MLB's most recent proposal was a departure from their first revenue split proposal, but that didn't mean it was any more popular.
The league lobbed another non-starter at the MLBPA on Tuesday, featuring a sliding scale of salary reductions meant to hit the league's highest earners where it hurt. The numbers are ugly all around, but these are the three Cardinals who would be most affected by the adjustment.
3. Dexter Fowler
Fowler's albatross of a contract would be significantly shrunken in 2020. Last season, he made a hefty $16.5 million, which would've been reduced to $8,351,852 on a prorated basis over an 82-game season. Based on the new sliding scale adjustment, Fowler would theoretically fall down to the $3,427,866 mark. Cards fans will tell you that's justified, but it qualifies as an embarrassment.
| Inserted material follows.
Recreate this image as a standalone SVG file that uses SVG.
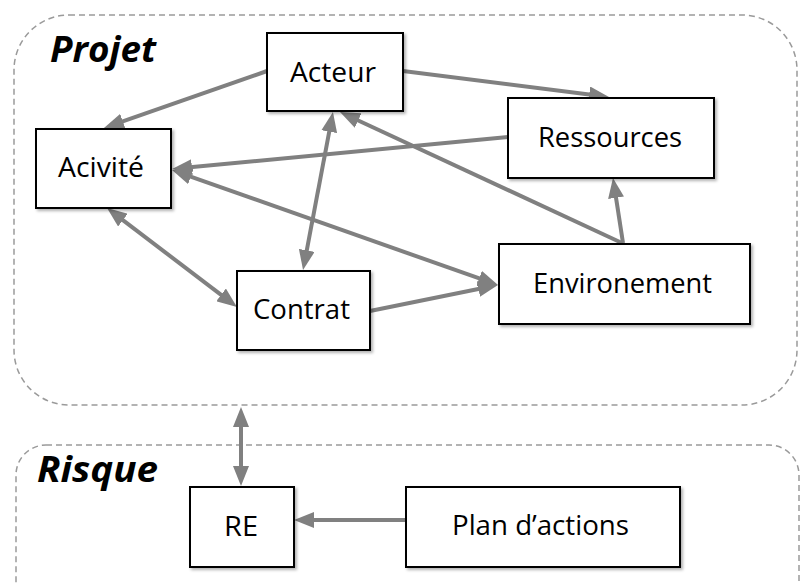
<svg xmlns="http://www.w3.org/2000/svg" width="800" height="583" viewBox="0 0 800 583">
<style>
.group{fill:none;stroke:#9a9a9a;stroke-width:1.5;stroke-dasharray:6 4}
.box{fill:#ffffff;stroke:#000000;stroke-width:2;filter:url(#sh)}
.lbl{font-family:"Open Sans","Liberation Sans",sans-serif;font-size:28px;fill:#000000}
.title{font-family:"Open Sans","Liberation Sans",sans-serif;font-size:35px;font-weight:bold;font-style:italic;fill:#000000}
.conn line{stroke:#808080;stroke-width:4}
</style>
<defs>
<filter id="sh" x="-10%" y="-10%" width="130%" height="130%">
<feDropShadow dx="2" dy="2" stdDeviation="1.5" flood-color="#000000" flood-opacity="0.3"/>
</filter>
<marker id="ah" markerUnits="userSpaceOnUse" markerWidth="20" markerHeight="16" refX="10" refY="8" orient="auto-start-reverse">
<path d="M0,0 L20,8 L0,16 z" fill="#808080"/>
</marker>
</defs>
<rect width="800" height="583" fill="#ffffff"/>
<g id="projet">
<rect class="group" x="14" y="15" width="783" height="390" rx="55" ry="55"/>
<text class="title" x="50" y="62" textLength="106" lengthAdjust="spacingAndGlyphs">Projet</text>
</g>
<g id="risque">
<rect class="group" x="16" y="445" width="783" height="200" rx="30" ry="30"/>
<text class="title" x="37" y="482" textLength="121" lengthAdjust="spacingAndGlyphs">Risque</text>
</g>
<g class="conn" id="connectors">
<line x1="267" y1="71" x2="113.4" y2="124.7" marker-end="url(#ah)"/>
<line x1="403" y1="71" x2="599.1" y2="95.7" marker-end="url(#ah)"/>
<line x1="508" y1="137" x2="182" y2="168.1" marker-end="url(#ah)"/>
<line x1="622" y1="243" x2="349.1" y2="116.2" marker-end="url(#ah)"/>
<line x1="623" y1="243" x2="614.5" y2="187.9" marker-end="url(#ah)"/>
<line x1="181.4" y1="173.3" x2="488.6" y2="281.7" marker-start="url(#ah)" marker-end="url(#ah)"/>
<line x1="331.1" y1="121.8" x2="304.9" y2="260.2" marker-start="url(#ah)" marker-end="url(#ah)"/>
<line x1="115" y1="214.1" x2="229" y2="300.9" marker-start="url(#ah)" marker-end="url(#ah)"/>
<line x1="370" y1="311" x2="488.2" y2="287" marker-end="url(#ah)"/>
<line x1="241" y1="417" x2="241" y2="476" marker-start="url(#ah)" marker-end="url(#ah)"/>
<line x1="406" y1="520" x2="304" y2="520" marker-end="url(#ah)"/>
</g>
<g id="acteur">
<rect class="box" x="267" y="33" width="136" height="78"/>
<text class="lbl" x="290" y="82" textLength="86" lengthAdjust="spacingAndGlyphs">Acteur</text>
</g>
<g id="activite">
<rect class="box" x="36" y="129" width="135" height="79"/>
<text class="lbl" x="58" y="177" textLength="86" lengthAdjust="spacingAndGlyphs">Acivité</text>
</g>
<g id="ressources">
<rect class="box" x="508" y="98" width="206" height="80"/>
<text class="lbl" x="538" y="147" textLength="144" lengthAdjust="spacingAndGlyphs">Ressources</text>
</g>
<g id="environement">
<rect class="box" x="499" y="244" width="251" height="80"/>
<text class="lbl" x="533" y="293" textLength="179" lengthAdjust="spacingAndGlyphs">Environement</text>
</g>
<g id="contrat">
<rect class="box" x="237" y="271" width="133" height="79"/>
<text class="lbl" x="253" y="319" textLength="97" lengthAdjust="spacingAndGlyphs">Contrat</text>
</g>
<g id="re">
<rect class="box" x="190" y="487" width="104" height="80"/>
<text class="lbl" x="224" y="536" textLength="34" lengthAdjust="spacingAndGlyphs">RE</text>
</g>
<g id="plan">
<rect class="box" x="406" y="487" width="274" height="80"/>
<text class="lbl" x="452" y="535" textLength="177" lengthAdjust="spacingAndGlyphs">Plan d’actions</text>
</g>
</svg>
This simply is not what the players signed up for.
2. Matt Carpenter
Once slated for year two of a $14.75 million/year contract, Carpenter will instead be earning just $3,162,125 for the abbreviated 2020 season, a decrease of just over $4 million, even from his prorated figure. For earners in this range, MLB's pitch truly does seem like a slap in the face. Their mid-to-high-tier expected paydays would suddenly become the type of salaries earned by marginal starters. Would Matt Carpenter have ever signed a two-year, $8 million deal previously? That's Matt Adams money.
1. Paul Goldschmidt
This was supposed to be Year One of Paul Goldschmidt's big extension; he was supposed to earn $22 million, a significant raise from his $14.5 million mark last year. Instead, a prorated version would be hacked down to $11 million, which would be further broken down to about $4.1 million total (using the sliding scale adjustments and available data for Masahiro Tanaka's 2019 salary, also $22 million). Just brutal.